Audiences and critics aren't likely to warm up to Scorsese's film or its
characters. Despite the voice-over narration and the scrutiny of Cage's
cadaverous face, Frank rarely comes across as a three-dimensional
character. With his sleep-deprived, alcohol-poisoned, nerve-deadened
madness, he doesn't seem to be quite human, and the viewer gradually gives
up trying to identify with him. And the structure of his story, hurtling
from anecdote to anecdote with breakneck speed, then halting for reveries
that seem to exist outside of time or narrative, doesn't give us much to
hang on to.
It's worth considering, however, that the film's failure to connect with
its audience is intentional. If Scorsese and Schrader--masters of the
penetrating character study, as evidenced by Raging Bull--do not
present an electrifying protagonist, it's possible that they decided to
work in the realm of Terrence Malick, or Schrader's own Mishima,
rather than on more familiar and accessible ground. The film's repetitive
framework doesn't form a plot arc so much as an impressionistic portrait.
The same can be said of the way Schrader draws the protagonist: Frank is
a collection of traits, a role chock full of backstory spilling over into
the present. Like a romantic composer trying to capture a single fleeting
feeling, or like Van Gogh (whom Scorsese portrayed in Akira Kurosawa's
Dreams) fixing onto canvas an instant of light, color, and emotion,
Schrader forsakes to a large extent the linear nature of a film's
unspooling. His two hours of story accumulate to form an impression, rather
than a tale.
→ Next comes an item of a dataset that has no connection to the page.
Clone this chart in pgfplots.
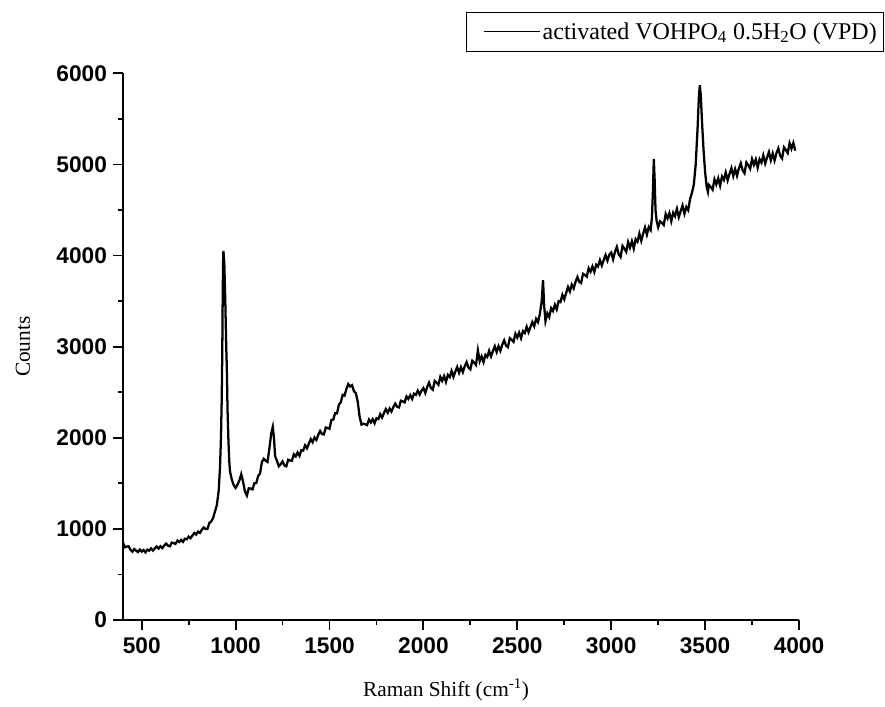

And the impression can only be processed by stepping away,
closing our eyes, and forming something out of the loosely gathered pieces
we've been provided.
The impression left by the movie's final scene is of redemption--that
much is clear from what drive Schrader and Scorsese have lent to the plot.
But does Frank truly earn redemption, or is this cheap movie grace yet
again?
Perhaps the answer doesn't lie in the portrait before us, but in the
other works that surround it in the gallery. In Schrader and Scorsese's
first collaboration, Taxi Driver, the story of Travis Bickle
climaxes in horrific but essentially meaningless death. Through his
indiscriminate killing and lack of response, we are supposed to feel the
chilling inhumanity that has taken hold of Travis. Yet the explosion of
violence has a manufactured quality, as if its bloodiness is meant to cover
for Schrader and Scorsese's failure to find a reason for it.
In their last work together before this current film, The Last
Temptation of Christ, Jesus' death not only has meaning in itself, but
is meant to render the random, messy event of human death meaningful,
wherever it occurs. Scorsese and Schrader arrive at Jesus' shout "It is
accomplished!" after a long exploration of what the world would be like
without the cross. Frank Pierce begins as Travis, surveying the human
garbage dump of the New York City streets, and ends as Jesus, taking on
death, guilt, and responsibility in humility and triumph.